Personal information
- Date of birth: 1 March 1967 (age 58)
- Original team(s): Hobart (TFL Statewide)
- Draft: No. 24, 1986 national draft
- Height: 177 cm (5 ft 10 in)
- Weight: 76 kg (168 lb)

Playing career^{1}
- Years: Club / Games (Goals)
- 1987–1994: Fitzroy / 132 (71)
- 1995–1996: North Melbourne / 043 (18)
- Total:  / 175 (89)
- ^{1} Playing statistics correct to the end of 1996.

= Matthew Armstrong (Australian footballer) =

Australian rules footballer

Matthew Armstrong (born 1 March 1967) is a former Australian rules footballer who played with Fitzroy and North Melbourne in the VFL/AFL. He was a regular interstate representative for his home state of Tasmania.

Originally from Tasmanian Football League club Hobart, Fitzroy drafted Armstrong with the 24th pick of the 1986 VFL draft. Making his senior debut for in 1987, Armstrong played 132 games for Fitzroy before moving to North Melbourne ahead of the 1995 AFL season.
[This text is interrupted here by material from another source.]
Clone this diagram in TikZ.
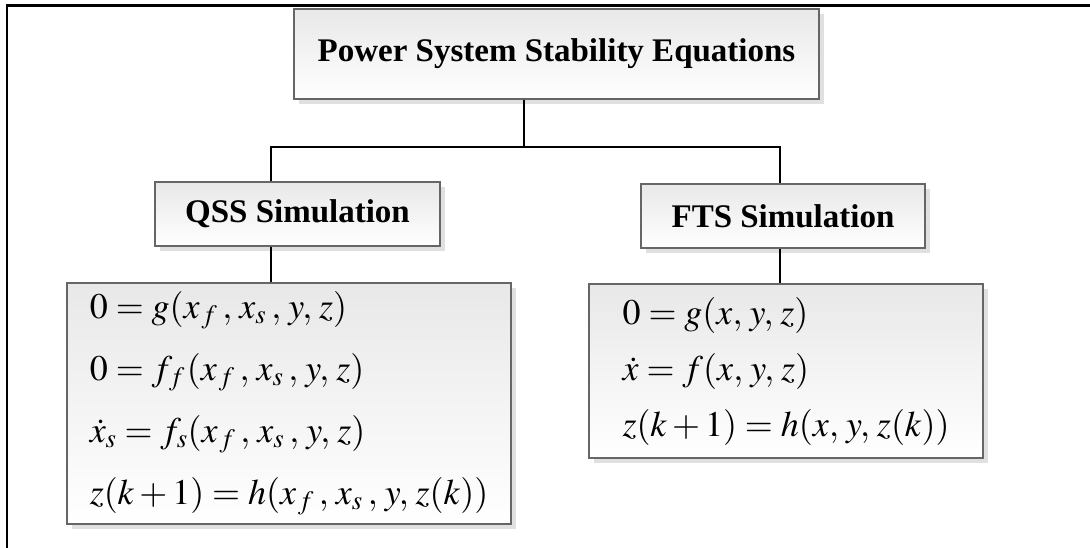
\documentclass[tikz,border=0pt]{standalone}
\usepackage{mathptmx}
\usepackage[no-math]{fontspec}
\setmainfont{Liberation Serif}
\usetikzlibrary{shadows}
\newcommand\mycomma{,\kern3pt}
\newcommand\myxf{x_{\kern2pt f}\kern5pt}
\newcommand\myxs{x_{s}\kern5pt}
\begin{document}
\begin{tikzpicture}[x=1pt,y=-1pt,
  box/.style={draw=black!60, line width=1.3pt, top color=black!9, bottom color=white,
    drop shadow={opacity=1, fill=black!12, shadow xshift=5pt, shadow yshift=-5pt},
    inner sep=0pt, align=center},
  lab/.style={box, font=\fontsize{33}{40}\selectfont\bfseries},
  eqbox/.style={box, align=left},
  conn/.style={draw=black, line width=2pt}]
\useasboundingbox (0,0) rectangle (1090,548);
\fill[white] (0,0) rectangle (1090,548);
\draw[line width=2.7pt, line cap=rect] (7,552) -- (7,5.3) -- (1094,5.3);

\node[lab, minimum width=525pt, minimum height=90pt] (top) at (556.5,54) {Power System Stability Equations};
\node[lab, minimum width=285pt, minimum height=64pt] (qss) at (297.5,214) {QSS Simulation};
\node[lab, minimum width=284pt, minimum height=64pt] (fts) at (783,216) {FTS Simulation};

\node[eqbox, minimum width=444pt, minimum height=241pt, font=\fontsize{36}{62}\selectfont] (qsseq) at (289,403.5)
  {$0=g(\myxf\mycomma\myxs\mycomma y\mycomma z)$\\
   $0=f_{\kern1pt f}\kern2pt(\myxf\mycomma\myxs\mycomma y\mycomma z)$\\
   $\dot{x}_s=f_s(\myxf\mycomma\myxs\mycomma y\mycomma z)$\\
   $z(k+1)=h(\myxf\mycomma\myxs\mycomma y\mycomma z(k))$};
\node[eqbox, minimum width=394pt, minimum height=174pt, font=\fontsize{36}{56}\selectfont] (ftseq) at (786,371)
  {$0=g(x\mycomma y\mycomma z)$\\ $\dot{x}=f(x\mycomma y\mycomma z)$\\ $z(k+1)=h(x\mycomma y\mycomma z(k))$};

\coordinate (j) at (524,147);
\coordinate (cL) at (271,147);
\coordinate (cR) at (780,147);
\draw[conn] (top.south -| j) -- (j);
\draw[conn] (cL |- qss.north) -- (cL) -- (cR) -- (cR |- fts.north);
\draw[conn] (qss.south -| cL) -- (qsseq.north -| cL);
\draw[conn] (fts.south -| cR) -- (ftseq.north -| cR);
\end{tikzpicture}
\end{document}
Playing throughout the midfield and half back, Armstrong was the season's second highest disposal getter for North Melbourne. Despite missing just five games in the 1996 home and away season he was omitted from the side which defeated Sydney in the grand final.

He was sometimes involved in spectacular solo efforts to win games breaking out of the centre melee with a direct run at goal, but would only do so at the end of close games. Otherwise he was frequently unnoticed on the field, perhaps due to his relatively short stature or perhaps mainly to the blink-fast speed of his disposal of the ball, usually to great effect.

He seemed to show a singular strategic sense and his handspeed resulted in an unparalleled ability to break lines of defence and an uncanny number of plays involving or commencing with him resulted in scoring shots, sometimes several disposals later. This ability was recognized by teammates but often overlooked by coaches and selectors; testified to by Wayne Carey making special mention of the non-selected Matthew Armstrong in his 1996 Premiership Cup acceptance speech.

He later became coach of the Tasmanian Devils Football Club.